Restate the lines word for word, from the first line of the records through the line containing "(0,0) rectangle (1417,616);". Leave out the pictures and anything after that line.

• **Records for the task**
========================================================================

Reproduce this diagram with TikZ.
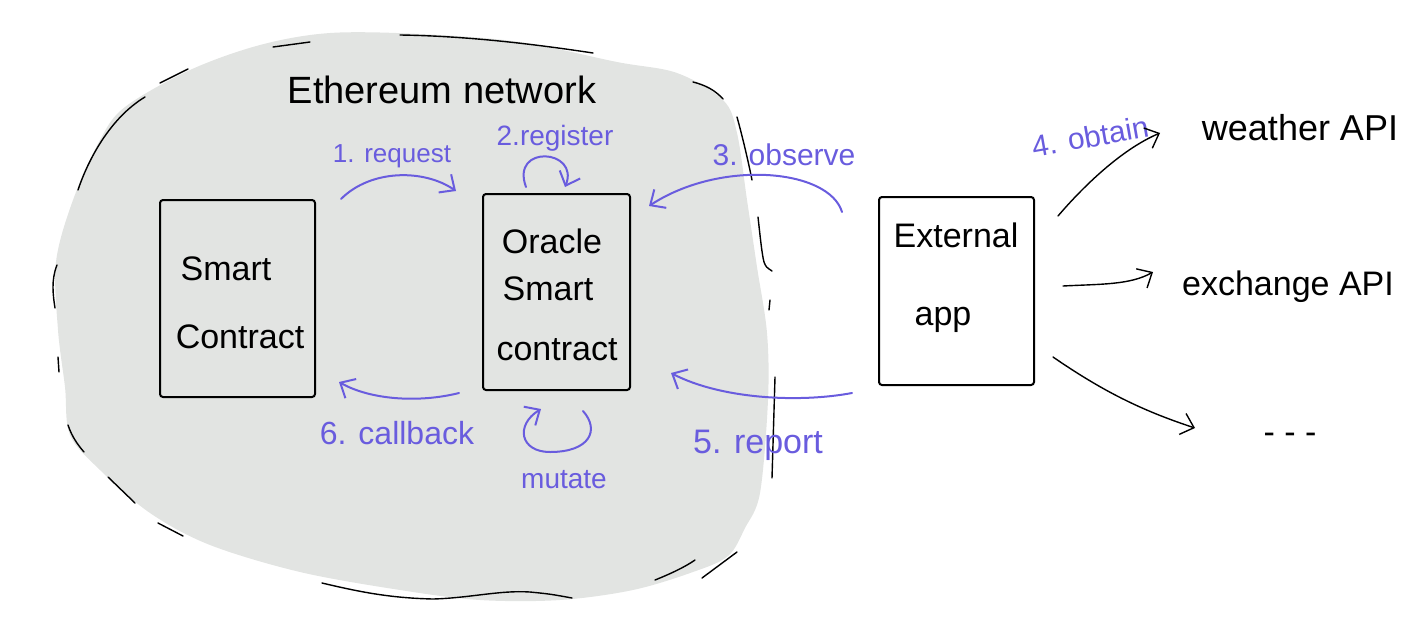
\documentclass[tikz,border=0pt]{standalone}
\usepackage{fontspec}
\setmainfont{Liberation Sans}
\usetikzlibrary{arrows.meta}
\definecolor{netgray}{RGB}{226,228,226}
\definecolor{pen}{RGB}{105,92,222}
\begin{document}
\begin{tikzpicture}[x=0.5pt,y=-0.5pt,
  bx/.style={draw=black,line width=1pt,rounded corners=1.5pt,inner sep=0pt},
  btxt/.style={anchor=base,inner sep=0pt,font=\fontsize{17}{20}\selectfont},
  blab/.style={anchor=base,inner sep=0pt,text=pen},
  barrow/.style={draw=pen,line width=1pt,line cap=round,-{Straight Barb[length=6pt,width=11pt]}},
  karrow/.style={draw=black,line width=0.7pt,line cap=round,-{Straight Barb[length=6pt,width=11pt]}},
  rim/.style={draw=black,line width=0.7pt,line cap=round}
]
\useasboundingbox (0,0) rectangle (1417,616);

% network area
\fill[netgray] plot[smooth cycle,tension=0.55] coordinates {
 (330,33) (420,34) (520,42) (617,62) (677,73) (723,100) (737,133) (747,200)
 (757,267) (767,333) (768,400) (760,493) (745,528) (728,556) (693,572)
 (633,590) (560,600) (480,600) (400,590) (300,572) (210,545) (150,513)
 (100,470) (70,435) (65,387) (58,330) (56,262) (73,200) (100,140)
 (125,107) (190,70) (260,45)};

% hand-drawn rim strokes
\draw[rim] (273,47) -- (310,42);
\draw[rim] (400,35) .. controls (470,36) and (540,45) .. (593,53);
\draw[rim] (160,83) -- (188,69);
\draw[rim] (78,190) .. controls (88,160) and (110,118) .. (145,97);
\draw[rim] (57,265) .. controls (51,280) and (53,295) .. (55,308);
\draw[rim] (58,357) -- (59,372);
\draw[rim] (68,425) .. controls (72,437) and (78,445) .. (84,452);
\draw[rim] (108,477) -- (135,503);
\draw[rim] (158,523) -- (183,536);
\draw[rim] (322,583) .. controls (360,592) and (390,598) .. (433,599)
  .. controls (470,598) and (500,590) .. (530,592) .. controls (550,594) .. (572,598);
\draw[rim] (655,580) .. controls (670,574) and (685,567) .. (695,560);
\draw[rim] (702,578) -- (737,552);
\draw[rim] (693,82) .. controls (705,85) and (715,90) .. (723,99);
\draw[rim] (737,117) .. controls (742,135) and (748,160) .. (752,180);
\draw[rim] (758,217) .. controls (760,235) and (762,255) .. (764,262) .. controls (766,267) .. (772,271);
\draw[rim] (770,300) -- (769,310);
\draw[rim] (775,377) -- (772,478);

% title
\node[anchor=base,inner sep=0pt,font=\fontsize{19}{22}\selectfont] (title) at (442,103) {Ethereum network};

% boxes
\node[bx,minimum width=77.5pt,minimum height=98.5pt] (sc) at (237.5,298.5) {};
\node[bx,minimum width=73.5pt,minimum height=98pt] (osc) at (556.5,292) {};
\node[bx,minimum width=77.5pt,minimum height=94pt] (ext) at (956.5,291) {};

\node[btxt] (sc1) at (226,280) {Smart};
\node[btxt] (sc2) at (240,348) {Contract};
\node[btxt] (o1) at (552,253) {Oracle};
\node[btxt] (o2) at (548,300) {Smart};
\node[btxt] (o3) at (557,360) {contract};
\node[btxt] (e1) at (956,247) {External};
\node[btxt] (e2) at (943,325) {app};

% external services
\node[anchor=base,inner sep=0pt,font=\fontsize{18}{21}\selectfont] (weather) at (1300,140) {weather API};
\node[anchor=base,inner sep=0pt,font=\fontsize{17}{20}\selectfont] (exchange) at (1288,295) {exchange API};
\node[anchor=base,inner sep=0pt,font=\fontsize{17}{20}\selectfont] (more) at (1290,443) {- - -};
\coordinate (obtE) at (1160,133);
\coordinate (excE) at (1153,272);
\coordinate (moreE) at (1195,428);

% blue labels
\node[blab,font=\fontsize{13}{16}\selectfont] (l1) at (392,162) {1. request};
\node[blab,font=\fontsize{14}{17}\selectfont] (l2) at (555,145) {2.register};
\node[blab,font=\fontsize{15}{18}\selectfont] (l3) at (784,165) {3. observe};
\node[blab,font=\fontsize{15}{18}\selectfont,rotate=10] (l4) at (1092,147) {4. obtain};
\node[blab,font=\fontsize{17}{20}\selectfont] (l5) at (758,453) {5. report};
\node[blab,font=\fontsize{16}{19}\selectfont] (l6) at (397,444) {6. callback};
\node[blab,font=\fontsize{14}{17}\selectfont] (l7) at (564,488) {mutate};

% blue connectors
\draw[barrow] ([shift={(25,0)}]sc.north east) .. controls +(30,-30) and +(-32,-22) .. ([shift={(-26,-2)}]osc.north west);
\draw[barrow] ([shift={(-30.5,-6)}]osc.north) .. controls +(-16,-43) and +(15,-38) .. ([shift={(8.5,-6)}]osc.north);
\draw[barrow] ([shift={(-36,16)}]ext.north west) .. controls +(-13,-43) and +(72,-47) .. ([shift={(18,13)}]osc.north east);
\draw[barrow] ([shift={(-26,7)}]ext.south west) .. controls +(-53,10) and +(50,26) .. ([shift={(40,-18)}]osc.south east);
\draw[barrow] ([shift={(-23,2)}]osc.south west) .. controls +(-40,10) and +(32,18) .. ([shift={(23,-16)}]sc.south east);
\draw[barrow] ([shift={(26.5,20)}]osc.south) .. controls (600,430) and (590,452) .. (550,452)
  .. controls (520,452) and (515,425) .. ([shift={(-15.5,18)}]osc.south);

% black connectors
\draw[karrow] ([shift={(23,20)}]ext.north east) .. controls +(23,-27) and +(-40,17) .. (obtE);
\draw[karrow] ([shift={(28,-5)}]ext.east) .. controls +(38,-2) and +(-23,13) .. (excE);
\draw[karrow] ([shift={(18,66)}]ext.east) .. controls +(48,33) and +(-55,-18) .. (moreE);
\end{tikzpicture}
\end{document}
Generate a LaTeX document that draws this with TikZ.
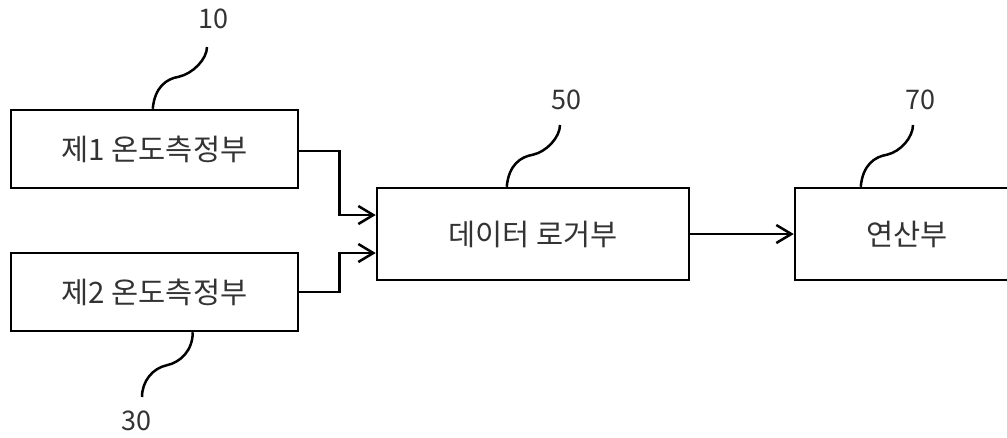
\documentclass[tikz,border=0pt]{standalone}
\usepackage{fontspec}
\newfontfamily\kr{Noto Sans CJK KR}
\usetikzlibrary{arrows.meta,calc}
\definecolor{txt}{HTML}{333333}
\tikzset{
  blk/.style={draw=black, line width=2.5pt, rectangle, inner sep=0pt, font=\kr\fontsize{29.5}{32}\selectfont, text=txt},
  num/.style={font=\kr\fontsize{27}{30}\selectfont, text=txt, inner sep=0pt},
  wire/.style={draw=black, line width=2.5pt},
  arr/.style={wire, -{Straight Barb[length=15pt,width=18pt,line width=2.5pt]}},
  sq/.style={draw=black, line width=2.5pt}
}
\begin{document}
\begin{tikzpicture}[x=1pt,y=-1pt]
\useasboundingbox (0,0) rectangle (1007,437);
\clip (0,0) rectangle (1007,437);
% blocks
\node[blk, minimum width=287pt, minimum height=78pt] (b10) at (154.5,149) {제1 온도측정부};
\node[blk, minimum width=287pt, minimum height=78pt] (b30) at (154.5,292) {제2 온도측정부};
\node[blk, minimum width=312pt, minimum height=92pt] (b50) at (533,234) {데이터 로거부};
\node[blk, minimum width=230pt, minimum height=92pt] (b70) at (910,234) {\hspace*{-6pt}연산부};
% reference labels
\node[num] (l10) at (213,19) {10};
\node[num] (l30) at (136,421) {30};
\node[num] (l50) at (566,100) {50};
\node[num] (l70) at (920,100) {70};
\coordinate (s10) at (207,47);
\coordinate (s30) at (142,397);
\coordinate (s50) at (560,125);
\coordinate (s70) at (913,125);
% squiggles
\draw[sq] ($(b10.north west)+(143,0)$) .. controls +(2,-22) and +(-12,2) .. ++(26,-32) .. controls +(14,-3) and +(0,12) .. (s10);
\draw[sq] ($(b30.south west)+(183,0)$) .. controls +(0,18) and +(14,-3) .. ++(-26,33) .. controls +(-14,3) and +(0,-16) .. (s30);
\draw[sq] ($(b50.north west)+(131,0)$) .. controls +(2,-22) and +(-12,2) .. ++(26,-32) .. controls +(14,-3) and +(0,12) .. (s50);
\draw[sq] ($(b70.north west)+(67,0)$) .. controls +(2,-22) and +(-12,2) .. ++(26,-32) .. controls +(14,-3) and +(0,12) .. (s70);
% connectors
\coordinate (in1) at ($(b50.west)+(0,-19)$);
\coordinate (in2) at ($(b50.west)+(0,19)$);
\draw[arr] ($(b10.east)+(0,2)$) -- ++(40,0) |- (in1);
\draw[arr] (b30.east) -- ++(40,0) |- (in2);
\draw[arr] (b50.east) -- (b70.west);
\end{tikzpicture}
\end{document}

========================================================================

• **The solution**
Reproduce this diagram with TikZ.
\documentclass[tikz,border=0pt]{standalone}
\usepackage{fontspec}
\setmainfont{Liberation Sans}
\usetikzlibrary{arrows.meta}
\definecolor{netgray}{RGB}{226,228,226}
\definecolor{pen}{RGB}{105,92,222}
\begin{document}
\begin{tikzpicture}[x=0.5pt,y=-0.5pt,
  bx/.style={draw=black,line width=1pt,rounded corners=1.5pt,inner sep=0pt},
  btxt/.style={anchor=base,inner sep=0pt,font=\fontsize{17}{20}\selectfont},
  blab/.style={anchor=base,inner sep=0pt,text=pen},
  barrow/.style={draw=pen,line width=1pt,line cap=round,-{Straight Barb[length=6pt,width=11pt]}},
  karrow/.style={draw=black,line width=0.7pt,line cap=round,-{Straight Barb[length=6pt,width=11pt]}},
  rim/.style={draw=black,line width=0.7pt,line cap=round}
]
\useasboundingbox (0,0) rectangle (1417,616);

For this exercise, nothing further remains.